Sel chiude i battenti. Entro fine anno la creatura politica nata nel 2009 da una scissione del Prc guidata da Nichi Vendola si scioglierà ufficialmente per confluire in Sinistra italiana. La morte del partito-movimento è annunciata, ma alle esequie la famiglia potrebbe presentarsi meno unita di quanto ci si augura in un’occasione del genere. Se n’è discusso in due tappe ieri e l’altro ieri a Montecitorio. L’appuntamento era riservato ai deputati e ai senatori della vecchia Sel, ed è stato concluso da Nichi Vendola, tutt’ora presidente del partito morituro benché da tempo assente dalla scena per note ragioni familiari (ha avuto un bambino e si è preso un periodo sabbatico dalla militanza).

Oggetto del confronto, che a sinistra finisce sempre per essere un eufemismo, è il modo con cui sarà sciolta Sel, «superata» o «liquidata» a seconda di chi parla. La liturgia dovrebbe essere breve, c’è chi sostiene anche troppo sbrigativa: una riunione di presidenza il 4 novembre, poi un’assemblea nazionale il 6 con la proposta da parte di Vendola di un documento di scioglimento che a stretto giro sarà sottoposto alla consultazione degli ex iscritti nelle assemblee provinciali.

Ma la road map ha raccolto dissensi prima in segreteria e poi anche fra i parlamentari. È pacifico lo scioglimento di un partito di fatto già inesistente (un po’ ovunque, ma non dappertutto, i militanti sono passati sotto le nuove insegne di Sinistra italiana). Non è pacifica invece la modalità del travaso o della «trasformazione» in Sinistra italiana, dove l’eredità di Sel – quella ideale ma anche quella materiale – dovrebbe riversarsi, in teoria, in un contenitore più ampio. Ma c’è chi si preoccupa delle defezioni di peso: dall’ex sindaco Pisapia a quasi tutto il partito sardo, Massimo Zedda in testa, fino alla presidente della camera Laura Boldrini, fredda forse non solo per motivi istituzionali. Uomini e donne della nouvelle vague vendoliana, quella dei tempi del movimento arancione e della coalizione Italia bene comune.
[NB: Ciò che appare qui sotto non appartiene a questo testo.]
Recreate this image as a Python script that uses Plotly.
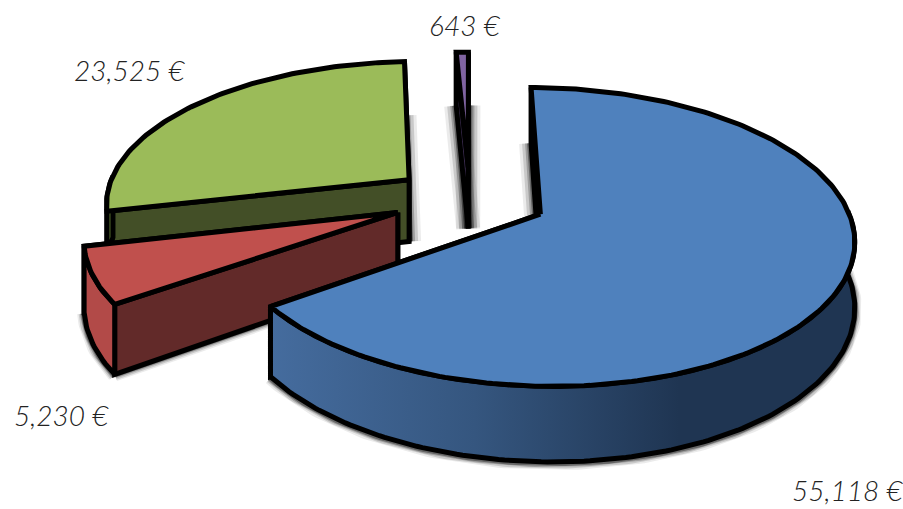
import numpy as np
import plotly.graph_objects as go

# ---- data (clockwise from 12 o'clock) ----
names = ["Blue", "Red", "Green", "Purple"]
values = [55118, 5230, 23525, 643]
top_colors = ["#4f81bd", "#c0504d", "#9bbb59", "#8064a2"]
cut_colors = ["#234063", "#622a29", "#434f27", "#3f2f55"]
wall_colors = ["#2c4a70", "#b24a48", "#5a7030", "#3f2f55"]
label_xy = [(847, 490), (61, 415), (129, 70), (464, 25)]

# ---- view parameters ----
CX, CY = 470, 199
R, K, Q = 304, 0.465, 0.15
PULL_X, PULL_Y = 78, 70
DEPTH = 63
LW = 5


def proj(X, Y, Z=0.0):
    s = 1 / (1 - Q * Y / R)
    return CX + X * s, CY + K * Y * s + Z * s


total = sum(values)
edges = np.cumsum([0] + values) / total * 2 * np.pi

fig = go.Figure()


def poly(xs, ys, fill=None, grad=None, width=LW):
    kw = {}
    if grad is not None:
        kw["fillgradient"] = dict(type="horizontal", colorscale=grad)
    fig.add_trace(go.Scatter(
        x=list(xs), y=list(ys), mode="lines", fill="toself",
        fillcolor=fill, line=dict(color="black", width=width),
        hoverinfo="skip", showlegend=False, **kw))


def shadow(xs, ys, widths=(24, 18, 12, 8)):
    for w, a in zip(widths, (0.08, 0.14, 0.22, 0.35)):
        fig.add_trace(go.Scatter(
            x=list(xs), y=list(ys), mode="lines",
            line=dict(color=f"rgba(0,0,0,{a})", width=w),
            hoverinfo="skip", showlegend=False))


geo = []
for i, v in enumerate(values):
    a0, a1 = edges[i], edges[i + 1]
    mid = (a0 + a1) / 2
    dX, dY = PULL_X * np.sin(mid), -PULL_Y * np.cos(mid)
    th = np.linspace(a0, a1, max(6, int((a1 - a0) * 60)))
    geo.append((a0, a1, dX, dY, th))

order = [3, 2, 1, 0]  # painter's order, back to front
NARROW = (14, 11, 8, 6)

# soft drop shadows behind the silhouettes
for i in order:
    a0, a1, dX, dY, th = geo[i]
    ax, ay = proj(dX, dY, DEPTH)
    e0x, e0y = proj(dX + R * np.sin(a0), dY - R * np.cos(a0), DEPTH)
    e1x, e1y = proj(dX + R * np.sin(a1), dY - R * np.cos(a1), DEPTH)
    if i == 3:
        shadow([ax, e0x], [ay, e0y])
        shadow([ax, e1x], [ay, e1y])
    elif i == 2:
        shadow([ax, e1x], [ay, e1y])
    elif i == 0:
        shadow([ax, e0x], [ay, e0y])
        front = th[np.cos(th) < 0.05]
        fx, fy = proj(dX + R * np.sin(front), dY - R * np.cos(front), DEPTH + 1)
        shadow(fx, fy, NARROW)
    else:
        shadow([ax, e0x], [ay, e0y], NARROW)
        fx, fy = proj(dX + R * np.sin(th), dY - R * np.cos(th), DEPTH + 1)
        shadow(fx, fy, NARROW)

for i in order:
    a0, a1, dX, dY, th = geo[i]
    X = dX + R * np.sin(th)
    Y = dY - R * np.cos(th)
    ax, ay = proj(dX, dY)
    azx, azy = proj(dX, dY, DEPTH)
    # the two flat cut walls
    for a in (a1, a0):
        ex, ey = proj(dX + R * np.sin(a), dY - R * np.cos(a))
        ezx, ezy = proj(dX + R * np.sin(a), dY - R * np.cos(a), DEPTH)
        poly([ax, ex, ezx, azx, ax], [ay, ey, ezy, azy, ay], fill=cut_colors[i])
    # outer rounded wall, front part only
    mask = np.cos(th) < 0.03
    if mask.any():
        tx, ty = proj(X[mask], Y[mask])
        bx, by = proj(X[mask], Y[mask], DEPTH)
        xs = np.r_[tx, bx[::-1], tx[0]]
        ys = np.r_[ty, by[::-1], ty[0]]
        if i == 0:
            poly(xs, ys, grad=[[0, "#456c9e"], [0.35, "#35567f"], [0.7, "#1f3552"], [1, "#1f3552"]])
        else:
            poly(xs, ys, fill=wall_colors[i])
    # top surface
    tx, ty = proj(X, Y)
    poly(np.r_[ax, tx, ax], np.r_[ay, ty, ay], fill=top_colors[i])

for v, (lx, ly) in zip(values, label_xy):
    fig.add_annotation(
        x=lx, y=ly, xref="x", yref="y", text=f"{v:,} €", showarrow=False,
        font=dict(family="Lato", size=28, color="#222222", style="italic", weight=300))

fig.update_layout(
    width=903, height=509, margin=dict(l=0, r=0, t=0, b=0),
    paper_bgcolor="white", plot_bgcolor="white", showlegend=False,
    xaxis=dict(range=[0, 903], visible=False, fixedrange=True),
    yaxis=dict(range=[509, 0], visible=False, fixedrange=True),
)
fig.write_html("out.html", config={"displayModeBar": False},
               post_script="document.body.style.margin='0';document.body.style.overflow='hidden';")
Chi resta, chi va e perché: temi delicati da affrontare – altra critica avanzata – nel pieno della «battaglia della vita» e cioè la campagna referendaria il cui esito cambierà comunque tutto il quadro politico italiano. Differenze, «articolazioni», le chiama Nicola Fratoianni, coordinatore di Sel e front man di Si, rimandando tutto all’assemblea, e poi al congresso fondazione del nuovo soggetto, a febbraio.

Perché il vero busillis resta questo: se il nuovo partito debba essere uno dei soggetti della sinistra, magari per stringere poi un cartello elettorale con i compagni di questa strada (Prc, Possibile, Altra europa con Tsipras); o se debba invece tentare il «big bang», vecchio cavallo di battaglia vendoliano, con i militanti e gli elettori in fuga dal renzismo ma fin qui non attratti dalla nuova bandiera. Le due ipotesi vengono vissute in alternativa; non è detto che lo siano. Molto dipenderà dall’esito referendario e da quello che succede nell’adiacente campo del Pd.

Dove intanto qualcosa stavolta pare si muova davvero. Massimo D’Alema ormai parla esplicitamente di «nuovo soggetto di sinistra» e sarà ospite del battesimo a Roma dell’associazione Alternative, che nascerà il secondo week end di novembre dall’interno di Sel per «uscire fuori dal recinto». Il governatore Enrico Rossi, che vota sì «turandosi il naso», cerca sponde a sinistra oltre la Toscana, e infatti oggi a Roma presenterà il suo libro Rivoluzione socialista con Massimiliano Smeriglio (Sel-Si). E poi c’è Pisapia che tenta di «ricostruire un centro-sinistra, o magari una sinistra-centro». Con la benedizione del Pd, renziano e non, per una nuova formazione di sinistra ’alleabile’.